Roly-poly for constant speed
Very useful but sometimes banned in competitions. It provides an extremely fast, continuous retrieve and therefore is almost exclusively used for fishing lures. Place the rod butt under your arm and then pull line back fast in a hand-over-hand movement. Be careful that the fly-line doesn’t bunch and coil around your feet or catch in snags on the ground. When using this retrieve most anglers use a line tray to gather the line, which solves the problem.
Useful for: When trout want patterns fished at a continuous, ferocious speed.
Short strips impart life
Ranging from slow to fast and jerky, a short-strip retrieve can again be used with pretty much any fly – even a dry-fly twitched across the surface. A fast strip is used to impart movement in marabou-tailed patterns, most of which are lures. Make short pulls of 6in-8in. Weighted flies will sink when the retrieve is paused and each pull and pause creates a deadly sink-and-draw movement to your patterns, which is something fish find irresistible. There’s one slight disadvantage in that it can pull the fly away from a fish when it’s just about to take, something easily remedied with a longer, slower pull or a figure-of-eight.
Useful for: Nymphs, wet-flies and dry-flies but particularly weighted lures to impart a sink-and-draw movement. Also useful for plopping Boobies across the surface to create a fish-attracting disturbance.
Pull with long, fast strips
Mostly used by competition anglers for so called ‘speed fishing’ with lures. It’s very labour intensive and not for the faint-hearted. Occasionally, trout want a fly ripped back at phenomenal speed and that’s when this retrieve has worth.
Useful for: Catching freshly stocked fish when reservoir match fishing and on occasions when the roly-poly is banned.
Mess them about
It sometimes pays to use a varied retrieve whereby anglers use a mixture of all the retrieves available in one single retrieve. You might start with a long draw to straighten the leader and sink the flies, followed by a figure-of-eight and a few short strips. A pause might follow and then some fast strips before returning to a figure-of-eight and so on. It’s particularly useful when fishing lures or when you’re not sure how the fish want the flies; in other words, after your first cast. Don’t forget that trout can attack flies out of sheer aggression and this retrieve will annoy them no end.
Useful for: Enticing takes or when you’re unsure about which retrieve will work.
Entice fish with the hang
This is one of the most useful parts of a retrieve, taking place at the end prior to lifting off to recast. It’s common when boat fishing, but bank anglers also use it to good effect.

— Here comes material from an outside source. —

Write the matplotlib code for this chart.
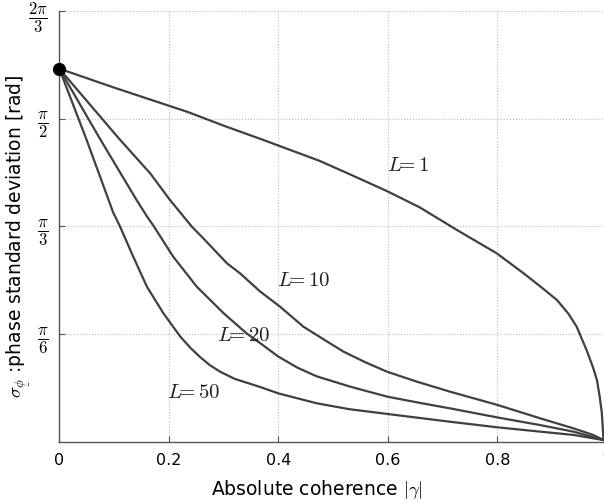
import numpy as np
import matplotlib
matplotlib.use("Agg")
from matplotlib import pyplot as plt

plt.rcParams['mathtext.fontset'] = 'cm'
plt.rcParams['font.family'] = ['DejaVu Sans']

# |gamma| vs phase std (rad)
g_L1 = [0, 0.1, 0.235, 0.3, 0.373, 0.476, 0.531, 0.599, 0.658, 0.726, 0.799, 0.848, 0.88, 0.909, 0.93, 0.945, 0.963, 0.975, 0.982, 0.987, 0.991, 0.994]
s_L1 = [1.814, 1.722, 1.603, 1.537, 1.467, 1.365, 1.300, 1.218, 1.140, 1.030, 0.916, 0.819, 0.752, 0.689, 0.622, 0.559, 0.446, 0.360, 0.300, 0.220, 0.138, 0.008]

g_L10 = [0, 0.109, 0.166, 0.202, 0.242, 0.263, 0.306, 0.330, 0.367, 0.403, 0.446, 0.494, 0.519, 0.56, 0.599, 0.653, 0.714, 0.800, 0.878, 0.939, 0.975, 0.994]
s_L10 = [1.814, 1.474, 1.305, 1.176, 1.046, 0.989, 0.868, 0.819, 0.730, 0.657, 0.559, 0.479, 0.438, 0.385, 0.340, 0.292, 0.243, 0.179, 0.114, 0.065, 0.033, 0.008]

g_L20 = [0, 0.074, 0.141, 0.159, 0.172, 0.208, 0.251, 0.300, 0.342, 0.367, 0.400, 0.435, 0.470, 0.531, 0.599, 0.66, 0.714, 0.800, 0.878, 0.939, 0.994]
s_L20 = [1.814, 1.474, 1.176, 1.100, 1.050, 0.900, 0.754, 0.625, 0.527, 0.479, 0.414, 0.360, 0.318, 0.268, 0.219, 0.188, 0.162, 0.118, 0.081, 0.049, 0.008]

g_L50 = [0, 0.049, 0.090, 0.098, 0.111, 0.135, 0.160, 0.190, 0.221, 0.24, 0.257, 0.275, 0.294, 0.32, 0.348, 0.367, 0.400, 0.470, 0.53, 0.599, 0.714, 0.800, 0.878, 0.939, 0.994]
s_L50 = [1.814, 1.474, 1.176, 1.117, 1.046, 0.900, 0.754, 0.625, 0.511, 0.455, 0.412, 0.372, 0.340, 0.306, 0.282, 0.266, 0.235, 0.187, 0.158, 0.135, 0.097, 0.070, 0.049, 0.033, 0.008]

curves = [(g_L1, s_L1), (g_L10, s_L10), (g_L20, s_L20), (g_L50, s_L50)]
labels = [r"$L\!\!= 1$", r"$L\!\!= 10$", r"$L\!\!= 20$", r"$L\!\!= 50$"]
label_pos = [(0.599, 1.346), (0.397, 0.784), (0.2875, 0.5165), (0.196, 0.244)]

xticks = [0, 0.2, 0.4, 0.6, 0.8, 1]
xticklabels = ["0", "0.2", "0.4", "0.6", "0.8", "1"]
yticks = [np.pi/6, np.pi/3, np.pi/2, 2*np.pi/3]
yticklabels = [r"$\dfrac{\pi}{6}$", r"$\dfrac{\pi}{3}$", r"$\dfrac{\pi}{2}$", r"$\dfrac{2\pi}{3}$"]

fig = plt.figure(figsize=(6.04, 5.01), dpi=100)
ax = fig.add_axes([59.3/604, 59.3/501, 547.5/604, 430.7/501])

for g, s in curves:
    ax.plot(g, s, color='#404040', lw=1.6, solid_capstyle='round', solid_joinstyle='round')
ax.plot([0], [np.pi/np.sqrt(3)], 'o', color='black', ms=8.5, clip_on=False, zorder=5)

for t, (x, y) in zip(labels, label_pos):
    ax.text(x, y, t, fontsize=15, va='center', ha='left', color='#222222')

ax.set_xlim(0, 1)
ax.set_ylim(0, 2*np.pi/3)
ax.set_xticks(xticks)
ax.set_xticklabels(xticklabels, fontsize=11.5)
ax.set_yticks(yticks)
ax.set_yticklabels(yticklabels, fontsize=12)
ax.tick_params(direction='in', length=4, color='#555555', pad=8)
ax.tick_params(axis='y', pad=8)
ax.grid(True, ls=':', color='#bbbbbb', lw=0.8)
for side in ['top', 'right']:
    ax.spines[side].set_visible(False)
for side in ['left', 'bottom']:
    ax.spines[side].set_color('#555555')
    ax.spines[side].set_linewidth(1.0)

ax.set_xlabel(r"Absolute coherence $|\gamma|$", fontsize=13.5)
ax.xaxis.set_label_coords(0.4707, -0.085)
ax.set_ylabel(r"$\sigma_{\underset{\_}{\phi}}$ :phase standard deviation [rad]", fontsize=13.5)
ax.yaxis.set_label_coords(-0.048, 0.476)

fig.savefig("out.png", dpi=100)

At a point towards the end of the retrieve (markings on the line are often used to tell the angler when to start the hang) the rod is raised and the flies allowed to hang statically so that any following fish gets a good look at them. The theory is that fish follow the bright attractive lures normally positioned on the top dropper and then, as the hang is being employed, turn away and take one of the more natural-looking nymphs on the other droppers or point. It’s a productive technique developed by the match-fishing fraternity and one that’s worth learning if you wish to entice a fish to take.
Useful for: Making the most of a retrieve and enticing following trout to take a fly.
The irresistible dibble
Dibbling flies was first used by traditional wet-fly fishers. They cast their teams of flies with the bushier ‘bob’ fly – something with plenty of hackle, perhaps palmered – on the top dropper to create a surface disturbance. After the flies have been retrieved through the waves and just before lifting off to recast, the flies are dibbled at the surface. The angler quivers the rod tip, which moves the top-dropper fly and creates small ripples, which the trout find attractive.
Following trout will either take the top dropper on the surface or one of the other wet-flies hanging beneath. It’s a deadly technique and one that can be employed not just on the wild waters of Ireland, Scotland and Wales. The principle will work almost anywhere.
Useful for: Getting trout to take at the end of a retrieve, especially on wilder waters.